EXCERPTED RECORDS:
_ _ _ _ _
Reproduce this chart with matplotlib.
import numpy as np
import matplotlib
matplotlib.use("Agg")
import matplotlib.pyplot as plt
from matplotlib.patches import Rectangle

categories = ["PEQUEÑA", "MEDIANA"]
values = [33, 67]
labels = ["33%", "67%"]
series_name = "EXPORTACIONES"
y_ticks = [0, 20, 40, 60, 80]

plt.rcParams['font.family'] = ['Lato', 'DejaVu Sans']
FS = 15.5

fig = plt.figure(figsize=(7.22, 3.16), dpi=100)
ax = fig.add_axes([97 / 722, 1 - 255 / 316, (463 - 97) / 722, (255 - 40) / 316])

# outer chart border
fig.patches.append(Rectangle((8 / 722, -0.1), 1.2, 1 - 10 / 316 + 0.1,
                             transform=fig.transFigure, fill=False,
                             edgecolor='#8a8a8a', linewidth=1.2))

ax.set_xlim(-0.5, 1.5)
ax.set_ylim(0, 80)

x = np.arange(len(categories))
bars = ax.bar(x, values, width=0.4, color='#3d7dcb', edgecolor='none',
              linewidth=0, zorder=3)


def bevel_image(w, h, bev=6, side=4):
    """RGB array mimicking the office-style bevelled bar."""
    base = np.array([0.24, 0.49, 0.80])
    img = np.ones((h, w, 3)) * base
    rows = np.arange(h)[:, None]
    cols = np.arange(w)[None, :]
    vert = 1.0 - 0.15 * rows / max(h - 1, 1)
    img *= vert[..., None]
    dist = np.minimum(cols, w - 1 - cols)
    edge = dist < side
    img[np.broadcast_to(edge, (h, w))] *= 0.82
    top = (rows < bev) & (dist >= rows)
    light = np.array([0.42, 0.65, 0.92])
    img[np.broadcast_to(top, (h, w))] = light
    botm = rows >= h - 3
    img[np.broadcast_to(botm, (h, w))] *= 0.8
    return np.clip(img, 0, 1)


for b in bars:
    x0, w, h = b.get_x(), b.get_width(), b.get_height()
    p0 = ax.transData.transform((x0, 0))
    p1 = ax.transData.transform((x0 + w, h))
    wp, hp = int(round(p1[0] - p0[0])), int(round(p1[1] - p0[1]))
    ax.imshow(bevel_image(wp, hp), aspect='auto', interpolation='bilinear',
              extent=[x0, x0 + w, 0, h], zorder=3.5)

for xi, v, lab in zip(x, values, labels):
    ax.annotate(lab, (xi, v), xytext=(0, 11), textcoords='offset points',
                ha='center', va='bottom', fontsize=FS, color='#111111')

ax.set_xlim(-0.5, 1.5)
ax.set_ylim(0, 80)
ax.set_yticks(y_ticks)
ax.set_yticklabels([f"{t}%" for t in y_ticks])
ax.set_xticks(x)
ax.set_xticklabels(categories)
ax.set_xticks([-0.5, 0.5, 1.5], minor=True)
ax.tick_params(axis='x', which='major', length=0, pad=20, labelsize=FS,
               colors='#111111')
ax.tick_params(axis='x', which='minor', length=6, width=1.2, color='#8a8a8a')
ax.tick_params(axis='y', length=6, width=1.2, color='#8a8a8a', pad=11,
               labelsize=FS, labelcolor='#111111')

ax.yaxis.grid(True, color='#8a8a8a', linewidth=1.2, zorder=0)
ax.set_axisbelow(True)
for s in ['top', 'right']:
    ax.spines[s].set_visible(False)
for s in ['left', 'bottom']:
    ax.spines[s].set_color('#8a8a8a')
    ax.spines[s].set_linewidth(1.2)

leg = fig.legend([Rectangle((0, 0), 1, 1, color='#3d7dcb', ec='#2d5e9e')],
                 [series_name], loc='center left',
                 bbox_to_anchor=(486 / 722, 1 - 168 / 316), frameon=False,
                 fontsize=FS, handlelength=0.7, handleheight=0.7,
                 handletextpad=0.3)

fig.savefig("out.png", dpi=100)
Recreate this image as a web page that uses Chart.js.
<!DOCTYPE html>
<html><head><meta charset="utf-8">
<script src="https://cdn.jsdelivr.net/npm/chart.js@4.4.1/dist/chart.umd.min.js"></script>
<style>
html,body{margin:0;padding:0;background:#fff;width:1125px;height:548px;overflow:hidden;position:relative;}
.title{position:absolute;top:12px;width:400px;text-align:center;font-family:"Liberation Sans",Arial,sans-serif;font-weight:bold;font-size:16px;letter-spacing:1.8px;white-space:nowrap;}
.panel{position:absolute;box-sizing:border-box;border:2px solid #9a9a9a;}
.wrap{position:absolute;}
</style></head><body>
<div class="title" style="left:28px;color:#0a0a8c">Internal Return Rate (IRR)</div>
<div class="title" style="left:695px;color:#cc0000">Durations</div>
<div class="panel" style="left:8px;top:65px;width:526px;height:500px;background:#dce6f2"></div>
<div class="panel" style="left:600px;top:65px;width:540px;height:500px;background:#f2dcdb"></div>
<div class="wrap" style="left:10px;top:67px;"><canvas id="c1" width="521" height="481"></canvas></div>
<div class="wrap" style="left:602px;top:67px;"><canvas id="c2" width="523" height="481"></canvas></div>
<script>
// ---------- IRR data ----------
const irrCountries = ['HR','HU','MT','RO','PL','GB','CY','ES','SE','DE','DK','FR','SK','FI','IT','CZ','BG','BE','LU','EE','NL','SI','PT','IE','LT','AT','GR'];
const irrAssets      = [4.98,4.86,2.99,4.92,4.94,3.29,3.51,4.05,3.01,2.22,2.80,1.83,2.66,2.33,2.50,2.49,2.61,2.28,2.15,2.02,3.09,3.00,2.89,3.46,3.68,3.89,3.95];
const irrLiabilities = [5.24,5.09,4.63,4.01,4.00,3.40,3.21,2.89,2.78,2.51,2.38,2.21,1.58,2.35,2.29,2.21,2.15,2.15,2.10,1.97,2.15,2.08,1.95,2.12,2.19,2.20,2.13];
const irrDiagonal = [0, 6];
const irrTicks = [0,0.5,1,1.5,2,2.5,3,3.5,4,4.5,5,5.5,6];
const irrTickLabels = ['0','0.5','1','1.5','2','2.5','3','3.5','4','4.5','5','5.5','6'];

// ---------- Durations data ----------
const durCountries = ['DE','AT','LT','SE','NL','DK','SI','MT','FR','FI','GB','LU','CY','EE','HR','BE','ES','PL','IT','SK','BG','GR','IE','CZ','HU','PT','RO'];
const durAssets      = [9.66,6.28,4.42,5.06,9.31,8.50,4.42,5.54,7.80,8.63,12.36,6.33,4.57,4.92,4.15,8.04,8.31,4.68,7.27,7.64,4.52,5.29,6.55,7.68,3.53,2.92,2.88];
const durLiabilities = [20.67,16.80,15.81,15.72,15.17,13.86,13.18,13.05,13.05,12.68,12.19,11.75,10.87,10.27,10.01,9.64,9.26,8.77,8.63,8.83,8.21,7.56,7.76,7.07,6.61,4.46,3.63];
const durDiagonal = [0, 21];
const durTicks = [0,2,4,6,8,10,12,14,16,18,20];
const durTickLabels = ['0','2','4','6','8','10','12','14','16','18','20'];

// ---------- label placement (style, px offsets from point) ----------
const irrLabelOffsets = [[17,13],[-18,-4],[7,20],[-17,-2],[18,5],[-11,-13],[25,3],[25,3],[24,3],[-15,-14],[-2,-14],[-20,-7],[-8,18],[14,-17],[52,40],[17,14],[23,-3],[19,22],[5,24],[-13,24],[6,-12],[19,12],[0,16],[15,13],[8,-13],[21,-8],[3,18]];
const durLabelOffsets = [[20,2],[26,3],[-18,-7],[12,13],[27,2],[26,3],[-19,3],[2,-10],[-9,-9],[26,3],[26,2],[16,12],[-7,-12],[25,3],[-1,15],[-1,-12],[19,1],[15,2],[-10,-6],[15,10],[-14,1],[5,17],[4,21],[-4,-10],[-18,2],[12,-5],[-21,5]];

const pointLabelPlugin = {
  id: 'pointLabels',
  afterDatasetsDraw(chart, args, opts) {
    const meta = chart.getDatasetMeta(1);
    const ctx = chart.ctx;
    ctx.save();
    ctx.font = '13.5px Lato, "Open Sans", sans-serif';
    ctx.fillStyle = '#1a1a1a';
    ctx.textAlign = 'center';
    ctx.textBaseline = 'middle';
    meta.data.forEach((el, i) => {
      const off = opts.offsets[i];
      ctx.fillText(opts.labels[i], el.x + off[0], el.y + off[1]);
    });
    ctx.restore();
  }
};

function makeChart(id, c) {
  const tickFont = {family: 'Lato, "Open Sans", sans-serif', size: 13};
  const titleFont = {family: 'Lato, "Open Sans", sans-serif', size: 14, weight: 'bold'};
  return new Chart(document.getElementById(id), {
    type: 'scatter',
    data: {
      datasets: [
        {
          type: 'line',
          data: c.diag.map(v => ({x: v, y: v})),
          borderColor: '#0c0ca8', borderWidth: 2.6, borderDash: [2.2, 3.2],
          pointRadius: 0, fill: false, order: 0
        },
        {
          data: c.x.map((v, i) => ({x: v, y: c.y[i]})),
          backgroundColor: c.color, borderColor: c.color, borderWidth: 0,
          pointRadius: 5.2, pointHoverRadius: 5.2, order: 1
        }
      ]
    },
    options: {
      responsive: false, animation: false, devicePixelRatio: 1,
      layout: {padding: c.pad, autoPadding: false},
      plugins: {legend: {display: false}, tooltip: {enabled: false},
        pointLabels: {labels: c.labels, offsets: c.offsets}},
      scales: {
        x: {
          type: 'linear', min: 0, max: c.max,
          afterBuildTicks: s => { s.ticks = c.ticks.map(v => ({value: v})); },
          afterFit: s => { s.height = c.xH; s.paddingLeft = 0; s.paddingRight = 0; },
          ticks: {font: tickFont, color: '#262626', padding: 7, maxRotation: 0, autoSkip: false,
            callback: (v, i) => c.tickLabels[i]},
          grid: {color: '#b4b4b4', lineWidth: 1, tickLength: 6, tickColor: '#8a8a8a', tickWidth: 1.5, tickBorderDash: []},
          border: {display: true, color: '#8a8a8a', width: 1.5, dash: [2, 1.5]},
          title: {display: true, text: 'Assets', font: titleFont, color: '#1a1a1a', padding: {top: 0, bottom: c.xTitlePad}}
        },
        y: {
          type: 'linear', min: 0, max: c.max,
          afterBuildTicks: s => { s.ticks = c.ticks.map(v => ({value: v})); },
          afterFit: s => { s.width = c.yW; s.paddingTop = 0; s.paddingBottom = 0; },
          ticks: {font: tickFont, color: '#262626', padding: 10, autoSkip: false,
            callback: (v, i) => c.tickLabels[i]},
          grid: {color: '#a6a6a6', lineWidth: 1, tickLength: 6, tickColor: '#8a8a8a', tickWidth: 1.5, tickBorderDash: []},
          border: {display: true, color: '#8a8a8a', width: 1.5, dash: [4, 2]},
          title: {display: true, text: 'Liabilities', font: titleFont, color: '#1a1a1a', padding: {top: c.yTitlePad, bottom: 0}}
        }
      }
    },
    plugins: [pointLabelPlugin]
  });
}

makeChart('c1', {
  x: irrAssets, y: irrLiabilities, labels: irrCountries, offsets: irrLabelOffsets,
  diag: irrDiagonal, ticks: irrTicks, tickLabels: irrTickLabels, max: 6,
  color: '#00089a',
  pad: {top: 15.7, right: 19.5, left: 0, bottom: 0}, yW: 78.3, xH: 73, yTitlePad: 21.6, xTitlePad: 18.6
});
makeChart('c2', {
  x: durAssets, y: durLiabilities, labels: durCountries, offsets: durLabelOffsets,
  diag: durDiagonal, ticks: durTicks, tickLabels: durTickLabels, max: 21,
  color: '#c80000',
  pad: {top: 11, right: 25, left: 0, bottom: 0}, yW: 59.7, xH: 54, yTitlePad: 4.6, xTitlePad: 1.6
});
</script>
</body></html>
_ _ _ _ _
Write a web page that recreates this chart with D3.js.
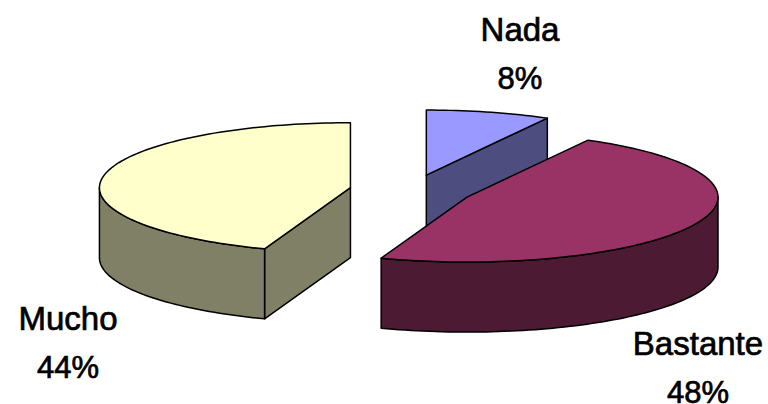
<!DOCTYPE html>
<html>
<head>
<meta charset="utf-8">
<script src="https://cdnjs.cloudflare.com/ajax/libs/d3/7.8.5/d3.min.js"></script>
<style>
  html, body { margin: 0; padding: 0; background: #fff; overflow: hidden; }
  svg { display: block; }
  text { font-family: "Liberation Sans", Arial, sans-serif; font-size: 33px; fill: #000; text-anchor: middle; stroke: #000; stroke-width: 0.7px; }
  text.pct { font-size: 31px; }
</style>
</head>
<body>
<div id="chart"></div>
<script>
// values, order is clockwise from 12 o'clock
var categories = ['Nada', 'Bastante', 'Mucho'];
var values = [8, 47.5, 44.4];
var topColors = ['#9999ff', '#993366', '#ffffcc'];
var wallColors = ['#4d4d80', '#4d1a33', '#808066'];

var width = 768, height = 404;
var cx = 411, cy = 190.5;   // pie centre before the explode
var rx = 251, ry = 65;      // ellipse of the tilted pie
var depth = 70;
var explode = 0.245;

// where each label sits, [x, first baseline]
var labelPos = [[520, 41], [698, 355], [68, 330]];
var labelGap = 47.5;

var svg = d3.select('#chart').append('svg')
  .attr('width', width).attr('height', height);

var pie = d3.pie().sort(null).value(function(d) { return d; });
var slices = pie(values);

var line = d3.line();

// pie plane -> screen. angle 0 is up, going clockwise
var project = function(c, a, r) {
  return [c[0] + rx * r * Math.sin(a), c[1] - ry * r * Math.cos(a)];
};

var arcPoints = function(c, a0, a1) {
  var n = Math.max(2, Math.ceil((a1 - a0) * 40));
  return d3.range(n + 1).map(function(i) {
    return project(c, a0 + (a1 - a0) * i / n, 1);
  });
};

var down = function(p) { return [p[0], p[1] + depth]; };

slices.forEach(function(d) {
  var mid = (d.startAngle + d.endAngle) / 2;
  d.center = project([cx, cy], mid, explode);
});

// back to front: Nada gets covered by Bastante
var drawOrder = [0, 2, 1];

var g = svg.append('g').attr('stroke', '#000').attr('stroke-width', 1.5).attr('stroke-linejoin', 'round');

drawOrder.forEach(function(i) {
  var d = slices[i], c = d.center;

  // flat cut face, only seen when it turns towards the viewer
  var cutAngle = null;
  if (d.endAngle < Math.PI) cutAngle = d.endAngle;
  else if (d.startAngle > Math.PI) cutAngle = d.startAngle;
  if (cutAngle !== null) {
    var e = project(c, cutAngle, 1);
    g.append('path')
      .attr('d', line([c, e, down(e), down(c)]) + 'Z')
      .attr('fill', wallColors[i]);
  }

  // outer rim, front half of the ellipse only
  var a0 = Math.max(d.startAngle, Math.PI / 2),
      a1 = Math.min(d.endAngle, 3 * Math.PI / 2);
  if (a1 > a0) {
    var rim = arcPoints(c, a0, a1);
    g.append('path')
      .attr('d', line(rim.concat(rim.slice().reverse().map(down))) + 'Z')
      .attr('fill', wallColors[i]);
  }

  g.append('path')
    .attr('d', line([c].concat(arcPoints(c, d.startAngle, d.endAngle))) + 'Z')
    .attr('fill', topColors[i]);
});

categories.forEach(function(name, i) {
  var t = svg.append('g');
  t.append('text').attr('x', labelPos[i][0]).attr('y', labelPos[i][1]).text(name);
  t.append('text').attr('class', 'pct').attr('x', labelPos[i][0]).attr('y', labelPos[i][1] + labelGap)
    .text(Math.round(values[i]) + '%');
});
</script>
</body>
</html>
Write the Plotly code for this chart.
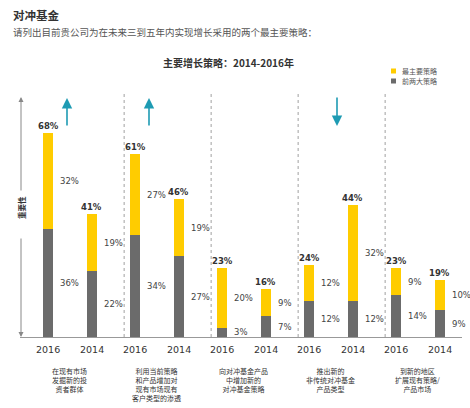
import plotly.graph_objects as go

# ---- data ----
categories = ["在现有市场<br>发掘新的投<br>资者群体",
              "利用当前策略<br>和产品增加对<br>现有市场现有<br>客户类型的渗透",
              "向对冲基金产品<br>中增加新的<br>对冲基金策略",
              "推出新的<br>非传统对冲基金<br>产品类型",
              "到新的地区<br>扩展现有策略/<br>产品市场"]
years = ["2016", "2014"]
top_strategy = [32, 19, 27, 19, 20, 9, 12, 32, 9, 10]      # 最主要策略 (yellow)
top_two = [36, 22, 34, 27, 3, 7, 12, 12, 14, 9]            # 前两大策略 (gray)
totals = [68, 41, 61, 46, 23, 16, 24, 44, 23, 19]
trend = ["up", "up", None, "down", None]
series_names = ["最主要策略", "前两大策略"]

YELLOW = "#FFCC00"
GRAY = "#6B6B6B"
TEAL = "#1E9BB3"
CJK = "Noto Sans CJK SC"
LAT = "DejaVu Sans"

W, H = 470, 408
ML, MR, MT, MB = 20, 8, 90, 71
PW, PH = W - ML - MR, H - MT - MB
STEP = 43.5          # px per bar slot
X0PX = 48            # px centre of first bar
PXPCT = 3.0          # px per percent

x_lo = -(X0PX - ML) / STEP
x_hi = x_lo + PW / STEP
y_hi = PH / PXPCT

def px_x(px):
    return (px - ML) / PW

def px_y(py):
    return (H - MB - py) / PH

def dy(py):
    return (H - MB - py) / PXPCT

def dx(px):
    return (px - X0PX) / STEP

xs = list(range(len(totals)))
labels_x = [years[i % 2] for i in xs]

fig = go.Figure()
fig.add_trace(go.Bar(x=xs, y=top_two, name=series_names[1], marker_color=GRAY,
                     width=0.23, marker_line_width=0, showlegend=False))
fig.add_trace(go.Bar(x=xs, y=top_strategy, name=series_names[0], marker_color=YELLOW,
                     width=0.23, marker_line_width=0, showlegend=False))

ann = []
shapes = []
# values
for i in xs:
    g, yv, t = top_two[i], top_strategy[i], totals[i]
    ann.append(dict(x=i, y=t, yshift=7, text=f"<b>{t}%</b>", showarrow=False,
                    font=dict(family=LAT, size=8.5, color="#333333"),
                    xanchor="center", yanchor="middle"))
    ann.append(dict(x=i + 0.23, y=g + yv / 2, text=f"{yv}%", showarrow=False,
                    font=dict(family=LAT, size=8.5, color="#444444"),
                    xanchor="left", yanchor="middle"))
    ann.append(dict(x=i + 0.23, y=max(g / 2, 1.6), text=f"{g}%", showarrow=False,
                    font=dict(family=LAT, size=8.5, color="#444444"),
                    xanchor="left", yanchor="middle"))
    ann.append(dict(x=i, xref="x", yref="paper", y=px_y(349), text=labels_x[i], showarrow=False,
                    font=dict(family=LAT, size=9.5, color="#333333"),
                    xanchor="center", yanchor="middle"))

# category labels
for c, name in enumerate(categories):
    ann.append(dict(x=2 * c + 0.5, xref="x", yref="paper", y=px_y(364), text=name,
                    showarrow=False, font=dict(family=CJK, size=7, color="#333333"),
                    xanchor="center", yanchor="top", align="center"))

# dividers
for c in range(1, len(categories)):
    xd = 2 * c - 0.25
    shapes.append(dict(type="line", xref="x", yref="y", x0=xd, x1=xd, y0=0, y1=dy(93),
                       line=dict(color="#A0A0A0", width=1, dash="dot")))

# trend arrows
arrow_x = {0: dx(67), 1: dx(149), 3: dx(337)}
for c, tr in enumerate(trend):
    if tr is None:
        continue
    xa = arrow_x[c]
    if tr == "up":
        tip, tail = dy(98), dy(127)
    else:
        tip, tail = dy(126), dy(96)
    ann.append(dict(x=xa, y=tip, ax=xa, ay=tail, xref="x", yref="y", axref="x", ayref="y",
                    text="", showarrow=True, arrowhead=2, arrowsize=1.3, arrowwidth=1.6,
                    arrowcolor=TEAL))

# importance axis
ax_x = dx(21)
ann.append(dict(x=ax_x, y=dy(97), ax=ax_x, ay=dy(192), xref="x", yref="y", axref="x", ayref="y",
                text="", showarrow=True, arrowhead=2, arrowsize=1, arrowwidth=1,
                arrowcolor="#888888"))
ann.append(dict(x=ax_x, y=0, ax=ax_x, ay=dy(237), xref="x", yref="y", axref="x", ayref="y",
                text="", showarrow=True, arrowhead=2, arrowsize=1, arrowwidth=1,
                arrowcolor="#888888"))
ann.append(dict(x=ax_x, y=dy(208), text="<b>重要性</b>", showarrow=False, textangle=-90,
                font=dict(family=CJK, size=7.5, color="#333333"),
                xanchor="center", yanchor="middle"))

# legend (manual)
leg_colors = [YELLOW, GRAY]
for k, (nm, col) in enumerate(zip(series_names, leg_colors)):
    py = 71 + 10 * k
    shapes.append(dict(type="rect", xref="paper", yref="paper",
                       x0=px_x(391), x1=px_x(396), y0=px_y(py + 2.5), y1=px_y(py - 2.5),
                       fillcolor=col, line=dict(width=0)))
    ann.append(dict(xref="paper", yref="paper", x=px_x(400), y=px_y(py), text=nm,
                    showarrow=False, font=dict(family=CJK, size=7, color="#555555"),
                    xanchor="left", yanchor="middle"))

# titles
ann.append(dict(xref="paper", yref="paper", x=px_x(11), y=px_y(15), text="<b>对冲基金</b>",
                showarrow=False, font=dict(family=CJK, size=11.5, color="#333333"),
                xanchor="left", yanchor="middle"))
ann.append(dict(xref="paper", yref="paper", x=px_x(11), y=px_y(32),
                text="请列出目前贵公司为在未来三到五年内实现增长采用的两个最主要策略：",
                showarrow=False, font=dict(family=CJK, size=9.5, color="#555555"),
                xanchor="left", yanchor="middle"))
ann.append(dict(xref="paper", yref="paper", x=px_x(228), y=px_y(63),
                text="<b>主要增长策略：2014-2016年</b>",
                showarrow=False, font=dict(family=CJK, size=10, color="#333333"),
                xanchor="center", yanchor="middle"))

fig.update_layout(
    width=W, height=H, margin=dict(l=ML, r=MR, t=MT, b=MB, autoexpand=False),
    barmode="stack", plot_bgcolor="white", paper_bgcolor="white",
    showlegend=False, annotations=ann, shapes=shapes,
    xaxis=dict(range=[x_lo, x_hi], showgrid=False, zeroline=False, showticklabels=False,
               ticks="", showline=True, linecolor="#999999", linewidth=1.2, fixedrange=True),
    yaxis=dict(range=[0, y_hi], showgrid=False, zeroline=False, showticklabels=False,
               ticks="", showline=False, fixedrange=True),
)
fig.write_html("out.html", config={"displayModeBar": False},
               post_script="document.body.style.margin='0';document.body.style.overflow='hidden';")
_ _ _ _ _
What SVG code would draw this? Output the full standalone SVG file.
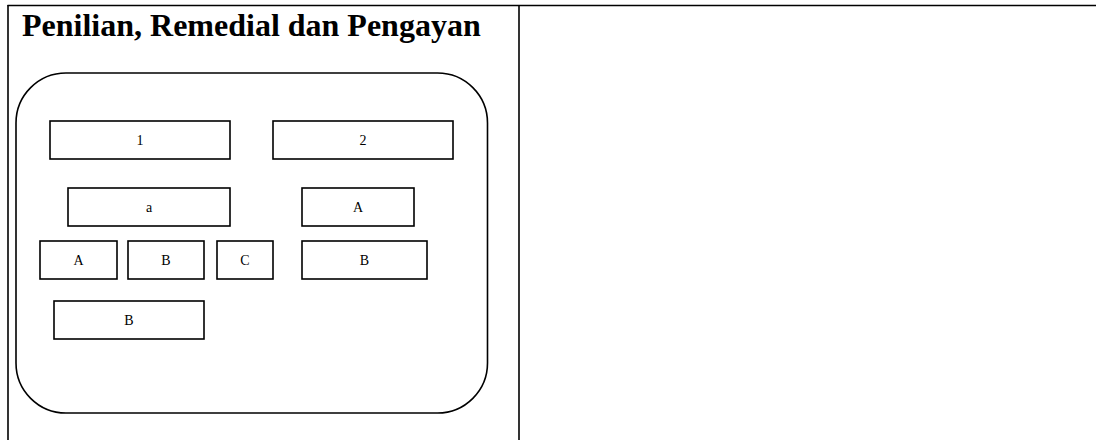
_ _ _ _ _
SET EXERCISE: Check all the records above and select each line where the string "matplotlib" is found.

WRITTEN SOLUTION:
Reproduce this chart with matplotlib.
import matplotlib
matplotlib.use("Agg")
import matplotlib.pyplot as plt
from matplotlib.patches import Rectangle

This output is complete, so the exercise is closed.